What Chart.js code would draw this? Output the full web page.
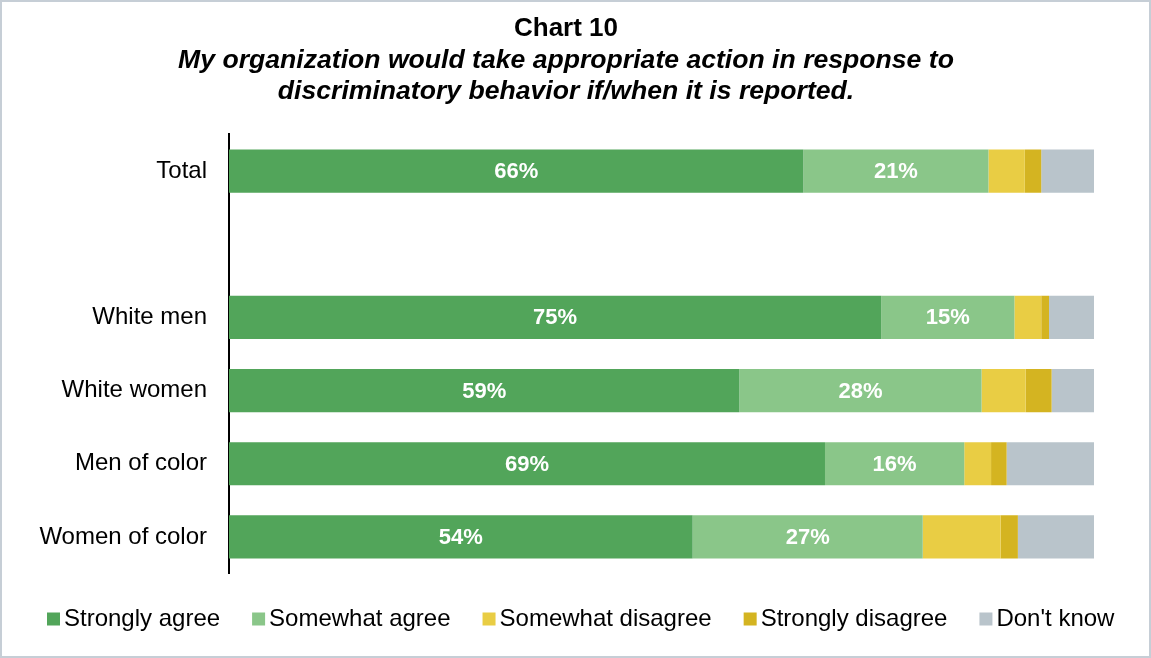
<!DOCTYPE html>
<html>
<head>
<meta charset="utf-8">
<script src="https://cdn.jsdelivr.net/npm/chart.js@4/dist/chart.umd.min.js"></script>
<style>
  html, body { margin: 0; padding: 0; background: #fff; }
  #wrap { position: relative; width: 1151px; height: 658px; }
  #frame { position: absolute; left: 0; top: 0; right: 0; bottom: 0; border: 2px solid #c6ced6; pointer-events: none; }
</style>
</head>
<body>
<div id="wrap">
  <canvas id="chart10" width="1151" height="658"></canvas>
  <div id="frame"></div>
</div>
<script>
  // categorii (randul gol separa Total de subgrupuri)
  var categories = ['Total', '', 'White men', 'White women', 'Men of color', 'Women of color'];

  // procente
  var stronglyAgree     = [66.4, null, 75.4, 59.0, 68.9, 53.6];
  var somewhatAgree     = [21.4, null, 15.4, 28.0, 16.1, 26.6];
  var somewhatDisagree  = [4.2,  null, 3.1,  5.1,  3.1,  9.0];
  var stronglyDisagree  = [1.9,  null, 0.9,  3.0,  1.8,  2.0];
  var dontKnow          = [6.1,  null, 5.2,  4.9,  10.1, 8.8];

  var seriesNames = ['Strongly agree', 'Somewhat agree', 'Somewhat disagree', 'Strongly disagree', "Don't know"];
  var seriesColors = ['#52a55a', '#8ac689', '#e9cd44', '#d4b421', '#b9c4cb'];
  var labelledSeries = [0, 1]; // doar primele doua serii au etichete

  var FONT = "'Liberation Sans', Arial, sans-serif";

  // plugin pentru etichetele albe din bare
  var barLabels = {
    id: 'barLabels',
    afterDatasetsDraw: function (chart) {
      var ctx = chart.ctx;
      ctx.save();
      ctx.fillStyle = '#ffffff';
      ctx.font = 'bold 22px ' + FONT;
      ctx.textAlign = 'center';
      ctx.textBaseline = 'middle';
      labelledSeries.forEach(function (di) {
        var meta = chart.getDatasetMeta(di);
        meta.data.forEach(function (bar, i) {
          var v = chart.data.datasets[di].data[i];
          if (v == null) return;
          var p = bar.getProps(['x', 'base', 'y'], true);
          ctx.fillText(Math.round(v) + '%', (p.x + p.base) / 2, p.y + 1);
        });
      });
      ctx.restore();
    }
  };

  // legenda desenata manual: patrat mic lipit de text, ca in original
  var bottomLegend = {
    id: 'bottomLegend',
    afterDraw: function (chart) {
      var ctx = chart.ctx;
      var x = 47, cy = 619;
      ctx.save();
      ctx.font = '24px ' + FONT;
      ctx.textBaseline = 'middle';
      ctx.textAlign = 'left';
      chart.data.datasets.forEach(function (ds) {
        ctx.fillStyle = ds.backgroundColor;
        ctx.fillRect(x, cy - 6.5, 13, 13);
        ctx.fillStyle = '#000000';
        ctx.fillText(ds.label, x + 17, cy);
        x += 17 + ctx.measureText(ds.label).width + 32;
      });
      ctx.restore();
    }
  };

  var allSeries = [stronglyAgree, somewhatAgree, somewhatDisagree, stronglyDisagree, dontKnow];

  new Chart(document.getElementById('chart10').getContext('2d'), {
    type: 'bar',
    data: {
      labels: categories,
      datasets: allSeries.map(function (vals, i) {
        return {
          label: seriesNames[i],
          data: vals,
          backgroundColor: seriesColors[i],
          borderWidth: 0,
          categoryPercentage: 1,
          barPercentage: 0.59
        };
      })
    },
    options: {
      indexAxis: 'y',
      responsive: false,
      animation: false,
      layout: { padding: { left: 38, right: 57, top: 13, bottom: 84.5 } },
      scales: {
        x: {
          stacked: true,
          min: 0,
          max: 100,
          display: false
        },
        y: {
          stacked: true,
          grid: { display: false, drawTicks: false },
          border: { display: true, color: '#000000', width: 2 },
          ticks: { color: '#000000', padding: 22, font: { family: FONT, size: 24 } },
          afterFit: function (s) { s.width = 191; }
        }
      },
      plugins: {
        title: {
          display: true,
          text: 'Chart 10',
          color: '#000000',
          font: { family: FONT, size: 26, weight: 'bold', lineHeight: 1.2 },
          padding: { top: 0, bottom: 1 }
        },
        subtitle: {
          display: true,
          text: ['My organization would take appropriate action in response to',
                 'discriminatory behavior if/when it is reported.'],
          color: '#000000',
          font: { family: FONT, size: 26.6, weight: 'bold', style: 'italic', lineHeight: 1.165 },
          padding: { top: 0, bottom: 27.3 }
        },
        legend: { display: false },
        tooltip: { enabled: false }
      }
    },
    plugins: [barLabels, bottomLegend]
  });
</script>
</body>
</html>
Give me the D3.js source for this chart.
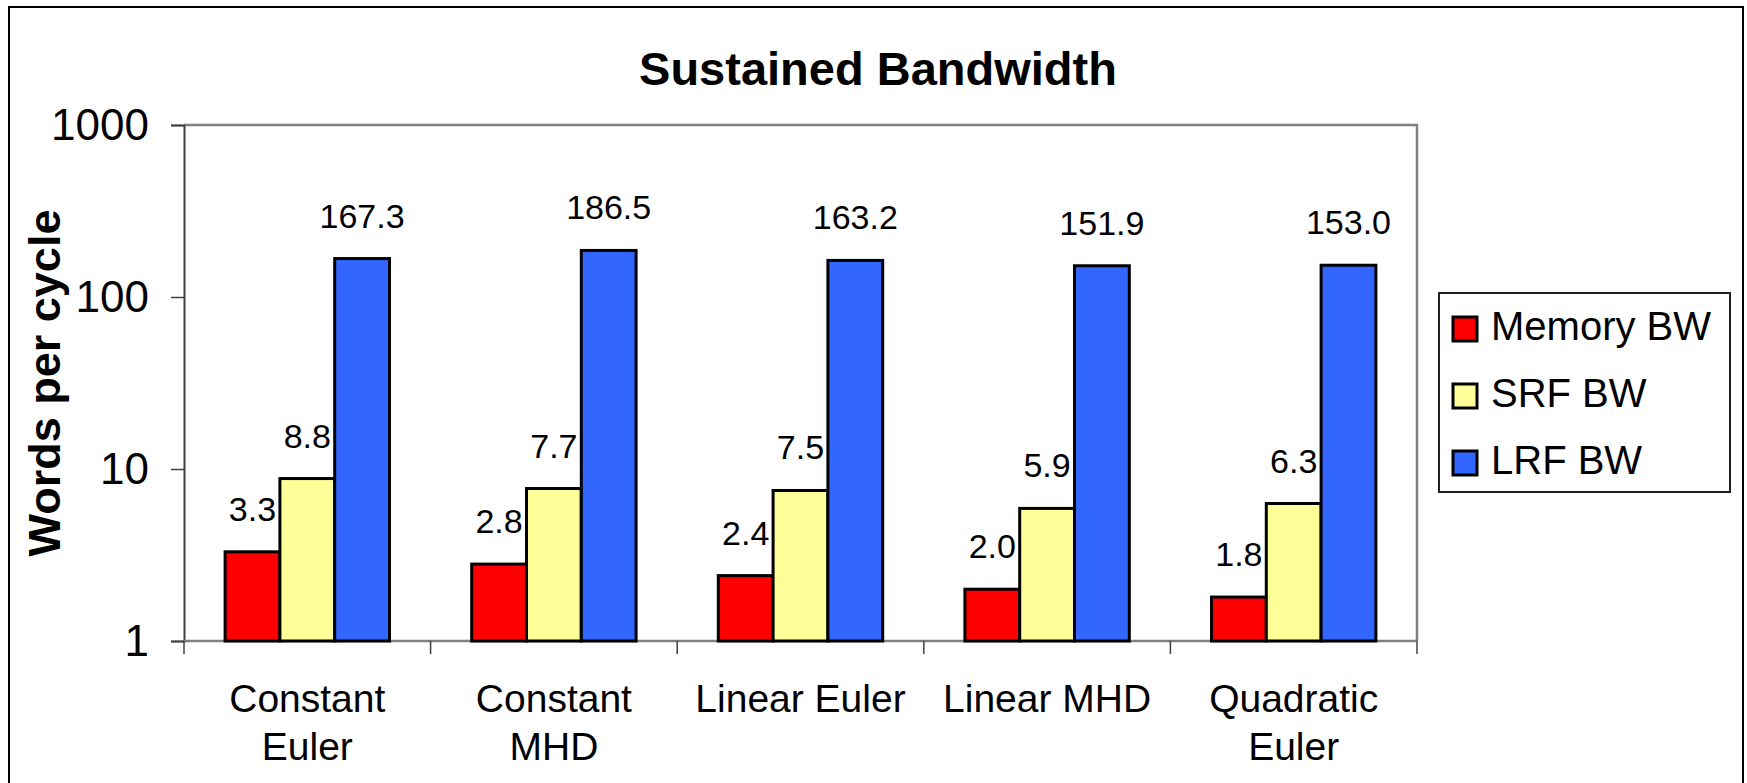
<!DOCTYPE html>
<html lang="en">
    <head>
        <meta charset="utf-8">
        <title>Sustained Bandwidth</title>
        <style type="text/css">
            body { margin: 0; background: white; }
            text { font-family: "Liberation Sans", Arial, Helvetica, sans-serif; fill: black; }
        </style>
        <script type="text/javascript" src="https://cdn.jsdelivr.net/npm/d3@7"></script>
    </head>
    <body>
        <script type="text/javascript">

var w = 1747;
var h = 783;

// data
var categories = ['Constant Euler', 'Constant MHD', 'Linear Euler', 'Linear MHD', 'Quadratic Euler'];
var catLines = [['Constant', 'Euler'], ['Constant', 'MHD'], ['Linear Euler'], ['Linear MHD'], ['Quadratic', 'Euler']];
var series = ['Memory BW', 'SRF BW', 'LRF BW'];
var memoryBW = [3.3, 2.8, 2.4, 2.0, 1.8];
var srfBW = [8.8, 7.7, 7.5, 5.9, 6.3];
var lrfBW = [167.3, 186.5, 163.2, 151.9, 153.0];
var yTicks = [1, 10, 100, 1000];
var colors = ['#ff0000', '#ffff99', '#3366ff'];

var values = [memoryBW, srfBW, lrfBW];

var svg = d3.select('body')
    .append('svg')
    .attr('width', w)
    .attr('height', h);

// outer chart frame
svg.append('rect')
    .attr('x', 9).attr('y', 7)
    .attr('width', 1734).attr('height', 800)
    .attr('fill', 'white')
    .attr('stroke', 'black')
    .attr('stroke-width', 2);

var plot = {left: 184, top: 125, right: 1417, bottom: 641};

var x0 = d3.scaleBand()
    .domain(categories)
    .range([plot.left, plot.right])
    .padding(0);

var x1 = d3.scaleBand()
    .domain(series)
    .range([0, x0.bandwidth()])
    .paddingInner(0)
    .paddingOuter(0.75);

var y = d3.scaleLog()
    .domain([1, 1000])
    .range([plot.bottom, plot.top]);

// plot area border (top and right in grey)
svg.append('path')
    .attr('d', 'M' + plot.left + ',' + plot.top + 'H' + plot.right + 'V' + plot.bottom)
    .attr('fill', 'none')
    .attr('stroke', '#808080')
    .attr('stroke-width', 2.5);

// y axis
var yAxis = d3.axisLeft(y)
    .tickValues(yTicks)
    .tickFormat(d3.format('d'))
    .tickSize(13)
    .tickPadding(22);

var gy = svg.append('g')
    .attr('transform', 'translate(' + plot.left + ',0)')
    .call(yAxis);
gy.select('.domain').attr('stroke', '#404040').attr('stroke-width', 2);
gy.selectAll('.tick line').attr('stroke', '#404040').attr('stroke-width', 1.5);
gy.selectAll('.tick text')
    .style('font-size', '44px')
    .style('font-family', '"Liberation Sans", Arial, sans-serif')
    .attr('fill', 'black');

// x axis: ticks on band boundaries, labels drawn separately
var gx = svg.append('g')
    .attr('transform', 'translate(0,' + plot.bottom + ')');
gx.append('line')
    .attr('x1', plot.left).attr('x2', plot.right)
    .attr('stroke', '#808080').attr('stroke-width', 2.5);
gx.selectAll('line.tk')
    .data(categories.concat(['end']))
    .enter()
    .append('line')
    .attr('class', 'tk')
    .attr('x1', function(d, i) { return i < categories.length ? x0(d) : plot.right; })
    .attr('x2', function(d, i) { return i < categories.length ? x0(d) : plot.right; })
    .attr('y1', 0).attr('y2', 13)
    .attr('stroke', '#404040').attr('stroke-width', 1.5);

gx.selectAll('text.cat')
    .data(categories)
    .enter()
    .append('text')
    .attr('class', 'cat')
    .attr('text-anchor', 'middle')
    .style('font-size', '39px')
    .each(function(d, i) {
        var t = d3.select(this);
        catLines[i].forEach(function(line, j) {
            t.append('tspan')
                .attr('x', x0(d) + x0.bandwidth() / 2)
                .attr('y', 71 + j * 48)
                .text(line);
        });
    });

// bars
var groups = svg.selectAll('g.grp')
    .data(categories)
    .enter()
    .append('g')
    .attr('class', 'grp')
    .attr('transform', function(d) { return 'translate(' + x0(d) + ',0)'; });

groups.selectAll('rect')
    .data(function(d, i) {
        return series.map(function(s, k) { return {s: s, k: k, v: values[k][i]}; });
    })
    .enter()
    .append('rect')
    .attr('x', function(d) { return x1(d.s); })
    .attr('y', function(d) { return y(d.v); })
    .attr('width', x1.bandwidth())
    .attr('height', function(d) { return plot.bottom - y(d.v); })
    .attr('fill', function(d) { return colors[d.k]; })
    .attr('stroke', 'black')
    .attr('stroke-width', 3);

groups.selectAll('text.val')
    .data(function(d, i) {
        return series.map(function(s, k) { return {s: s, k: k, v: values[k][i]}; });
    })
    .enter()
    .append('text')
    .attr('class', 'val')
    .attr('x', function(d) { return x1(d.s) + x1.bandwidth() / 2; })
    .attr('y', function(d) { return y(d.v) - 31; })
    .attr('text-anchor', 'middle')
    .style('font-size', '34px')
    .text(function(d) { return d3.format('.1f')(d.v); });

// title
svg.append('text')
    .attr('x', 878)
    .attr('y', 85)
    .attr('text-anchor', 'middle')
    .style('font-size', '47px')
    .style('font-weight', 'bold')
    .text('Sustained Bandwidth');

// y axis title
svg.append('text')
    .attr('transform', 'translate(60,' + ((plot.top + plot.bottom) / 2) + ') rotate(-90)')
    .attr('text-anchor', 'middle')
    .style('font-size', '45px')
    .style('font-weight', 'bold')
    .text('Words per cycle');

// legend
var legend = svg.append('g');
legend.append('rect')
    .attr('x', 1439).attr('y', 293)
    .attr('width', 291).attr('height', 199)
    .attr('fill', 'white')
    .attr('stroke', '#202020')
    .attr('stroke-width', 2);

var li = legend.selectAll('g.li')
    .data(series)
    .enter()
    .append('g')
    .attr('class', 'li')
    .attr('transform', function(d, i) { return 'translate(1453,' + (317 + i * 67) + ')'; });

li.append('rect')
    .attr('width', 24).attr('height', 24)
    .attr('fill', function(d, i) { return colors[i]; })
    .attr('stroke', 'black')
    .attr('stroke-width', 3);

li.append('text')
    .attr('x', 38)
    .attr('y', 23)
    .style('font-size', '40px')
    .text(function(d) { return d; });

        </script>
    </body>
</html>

• SHORT EXERCISE:
Transcribe the lines between the one holding "Give me the D3.js source for this chart." and the one holding "var h = 783;", inclusive, and leave out any pictures.

• TASK RESPONSE:
Give me the D3.js source for this chart.
<!DOCTYPE html>
<html lang="en">
    <head>
        <meta charset="utf-8">
        <title>Sustained Bandwidth</title>
        <style type="text/css">
            body { margin: 0; background: white; }
            text { font-family: "Liberation Sans", Arial, Helvetica, sans-serif; fill: black; }
        </style>
        <script type="text/javascript" src="https://cdn.jsdelivr.net/npm/d3@7"></script>
    </head>
    <body>
        <script type="text/javascript">

var w = 1747;
var h = 783;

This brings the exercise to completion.